Fatty fatty piggy and some cheese

Cold cuts, don’t forget the mustard

“What is Romanian Christmas food?” is the question everyone asks. Well, since I did one of these things for Easter, I figured I might as well do one for Christmas. When all you heathens and heretics eat Chinese food and prime ribs and such, Eastern Orthodox do what God intended: slaughter a pig. It is rather traditional for any Romanian family of some size – well, older folk, I suppose, not kids these days… – to buy a whole pig, usually not from an industrial farm but from relatives in the country or a small farmer (we still call ’em peasants here). The pig is prepared nose to tail and little is wasted, to form a very large Christmas feast, which often results in the ambulance being called due to overeating (though never in my family).

Lard, pure and simple

So I will talk of the food I know. Other Romanians families may have somewhat different traditions. This year Christmas was a sad one as it was the first since my father passed away, but my mother and I decided to try to keep Christmas as close to usual as possible. We only got less than half a pig, though. We could have gotten a whole and frozen most of it, but I prefer cooking from fresh meat so I don’t freeze much. The pictures are not good – taken by phone and I don’t know shit about taking pictures – but the food is tastier than it looks.

The liver

The first meal of the day – usually around 9 AM – consists of what we call mezeluri, could be translated as cold cuts.  This includes leber (from the German word for liver, I think) which is basically the pig’s liver boiled and minced very fine, mixed with some pig fat minced very fine, some onion chopped fine and sauteed a little in oil, plus five eggs (for the average pig liver), beaten. This makes a liver pate-like paste which is then stuffed in a pig intestine and boiled as a whole for a bit more. Toba – meaning drum – may be similar to what you call head cheese in looks. It is made from parts of the pig’s head and trotters, plus years for the gristle –  gristle gives texture – boiled, chopped up roughly, stuffed into the pig’s stomach and boiled a little more. Șorici is basically raw pig’s skin, packed in salt for a few days – the pig is generally seared in order to remove the hair, so the skin may be slightly cooked in the process. Slănină is basically what Italians may call lardo – just less sophisticated, raw pig fat with a little skin attached, also slightly salt cured. Hard salty cheese and raw onion complete the meal, usually alongside bread and țuica.

Never let a good animal stomach go to waste


Romanian sausage is bigger than American


The second meal -around 12 – is of caltaboș, a thick boiled sausage. It is reasonably fatty pig’s meat minced more roughly, mixed with rice, seasoned with salt and pepper, stuffed in a piece of large intestine and boiled in a broth of mainly water, onions and a bay leaf. This is eaten hot with a squeeze of fresh lemon and some grated horseradish (fresh horseradish just grated and mixed with some salt and a little white wine vinegar).

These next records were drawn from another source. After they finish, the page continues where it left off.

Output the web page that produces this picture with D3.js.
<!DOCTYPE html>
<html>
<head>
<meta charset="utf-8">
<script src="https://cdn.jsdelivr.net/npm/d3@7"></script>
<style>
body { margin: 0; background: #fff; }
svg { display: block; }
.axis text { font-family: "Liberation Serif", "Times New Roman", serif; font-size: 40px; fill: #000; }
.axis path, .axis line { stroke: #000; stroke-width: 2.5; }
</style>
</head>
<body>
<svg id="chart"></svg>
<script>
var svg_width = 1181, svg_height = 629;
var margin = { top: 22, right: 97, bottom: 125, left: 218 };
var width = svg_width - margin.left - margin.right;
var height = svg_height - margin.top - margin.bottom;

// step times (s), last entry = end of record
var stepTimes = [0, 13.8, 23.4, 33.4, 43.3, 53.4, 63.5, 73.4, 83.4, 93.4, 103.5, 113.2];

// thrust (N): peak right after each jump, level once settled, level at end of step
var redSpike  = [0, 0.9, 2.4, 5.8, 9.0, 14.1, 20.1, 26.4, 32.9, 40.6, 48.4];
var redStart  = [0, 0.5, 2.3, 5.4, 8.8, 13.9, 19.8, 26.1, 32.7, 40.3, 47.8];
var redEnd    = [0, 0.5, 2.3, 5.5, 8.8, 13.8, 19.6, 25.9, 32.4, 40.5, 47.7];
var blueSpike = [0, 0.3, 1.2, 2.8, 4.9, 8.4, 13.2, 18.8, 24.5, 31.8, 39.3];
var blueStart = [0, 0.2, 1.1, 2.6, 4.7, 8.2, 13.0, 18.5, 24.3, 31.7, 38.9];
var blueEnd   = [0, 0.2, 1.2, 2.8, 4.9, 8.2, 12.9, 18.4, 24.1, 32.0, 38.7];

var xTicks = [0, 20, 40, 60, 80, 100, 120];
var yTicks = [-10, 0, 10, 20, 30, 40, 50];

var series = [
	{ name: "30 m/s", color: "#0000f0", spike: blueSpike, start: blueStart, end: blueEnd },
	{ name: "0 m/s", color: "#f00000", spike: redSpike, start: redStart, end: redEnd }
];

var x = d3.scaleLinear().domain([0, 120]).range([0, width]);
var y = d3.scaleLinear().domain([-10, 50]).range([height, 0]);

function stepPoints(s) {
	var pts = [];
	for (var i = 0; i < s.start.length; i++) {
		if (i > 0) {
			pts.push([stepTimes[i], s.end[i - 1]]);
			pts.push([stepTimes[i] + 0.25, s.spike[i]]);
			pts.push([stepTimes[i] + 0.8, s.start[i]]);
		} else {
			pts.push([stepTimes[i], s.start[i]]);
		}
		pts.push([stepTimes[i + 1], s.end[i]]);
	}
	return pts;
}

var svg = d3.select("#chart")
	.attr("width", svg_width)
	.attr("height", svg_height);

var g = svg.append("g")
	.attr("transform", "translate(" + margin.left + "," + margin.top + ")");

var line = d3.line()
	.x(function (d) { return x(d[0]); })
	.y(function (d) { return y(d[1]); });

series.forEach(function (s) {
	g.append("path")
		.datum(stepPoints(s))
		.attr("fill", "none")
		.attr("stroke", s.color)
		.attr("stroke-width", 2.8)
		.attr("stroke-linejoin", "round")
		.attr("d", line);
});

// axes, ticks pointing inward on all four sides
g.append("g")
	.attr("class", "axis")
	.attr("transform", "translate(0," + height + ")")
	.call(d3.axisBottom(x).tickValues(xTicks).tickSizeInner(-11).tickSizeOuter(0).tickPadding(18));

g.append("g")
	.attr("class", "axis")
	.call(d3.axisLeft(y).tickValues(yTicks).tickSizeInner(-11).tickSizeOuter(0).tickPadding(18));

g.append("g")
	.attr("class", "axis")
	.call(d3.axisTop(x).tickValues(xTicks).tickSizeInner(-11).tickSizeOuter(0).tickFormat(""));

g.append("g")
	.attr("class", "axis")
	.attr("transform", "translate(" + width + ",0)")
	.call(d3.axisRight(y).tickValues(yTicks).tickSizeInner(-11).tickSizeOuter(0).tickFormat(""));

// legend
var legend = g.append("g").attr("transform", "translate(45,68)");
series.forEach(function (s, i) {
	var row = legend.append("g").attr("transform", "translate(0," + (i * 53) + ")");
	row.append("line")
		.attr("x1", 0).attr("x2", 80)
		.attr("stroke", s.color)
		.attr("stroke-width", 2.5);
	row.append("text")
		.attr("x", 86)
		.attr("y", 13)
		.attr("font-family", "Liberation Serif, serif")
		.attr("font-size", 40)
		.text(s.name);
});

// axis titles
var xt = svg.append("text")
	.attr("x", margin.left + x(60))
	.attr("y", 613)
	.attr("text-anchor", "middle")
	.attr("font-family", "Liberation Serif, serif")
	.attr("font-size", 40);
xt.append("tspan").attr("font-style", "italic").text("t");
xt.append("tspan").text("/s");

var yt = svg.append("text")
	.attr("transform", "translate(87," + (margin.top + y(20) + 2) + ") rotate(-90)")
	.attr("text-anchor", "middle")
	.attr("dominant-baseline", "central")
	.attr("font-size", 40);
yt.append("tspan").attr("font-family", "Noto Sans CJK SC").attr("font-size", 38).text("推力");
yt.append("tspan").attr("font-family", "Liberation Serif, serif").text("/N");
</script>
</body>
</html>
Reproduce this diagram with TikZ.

Generally, unlike sausage, the intestine casing is not eaten, and neither is the broth, which is used for cooking. Although red wine works better with pork, in my family we usually drink white with this one.


Simple yet tasty

Pie’s special meat ‘n sausage

Around two or three, the sarmale come – stuffed cabbage leaves cooked with some tomato juice and wine. Red wine usually accompanies this meal, and sometimes a hot pepper to take the occasional bite out of.

In the evening, stomach room permitting, the final meal is usually some roast or grilled pork – ribs in general – and sausage. The sausage is a simple but delicious affair, a mix of fatty pork and beef with salt, pepper, garlic and paprika. This is generally eaten alongside pickles. With this part, red wine continues to be drunk.

Bet you don't see many of those in the US

Gogosar and friends

As dessert, traditionally it is cozonac (I mentioned it in my Easter post, it is, if I remember my Seinfeld, maybe similar to what polish call babka). More red wine here, if you can handle it, which many cannot. Cozonac goes well with red wine. The saying goes in Romania the only thing better in life than cozonac with wine is just wine.

So that is about it, did not feel like writing a longer post so this will have to do. How Romanians gain weight during the winter holidays.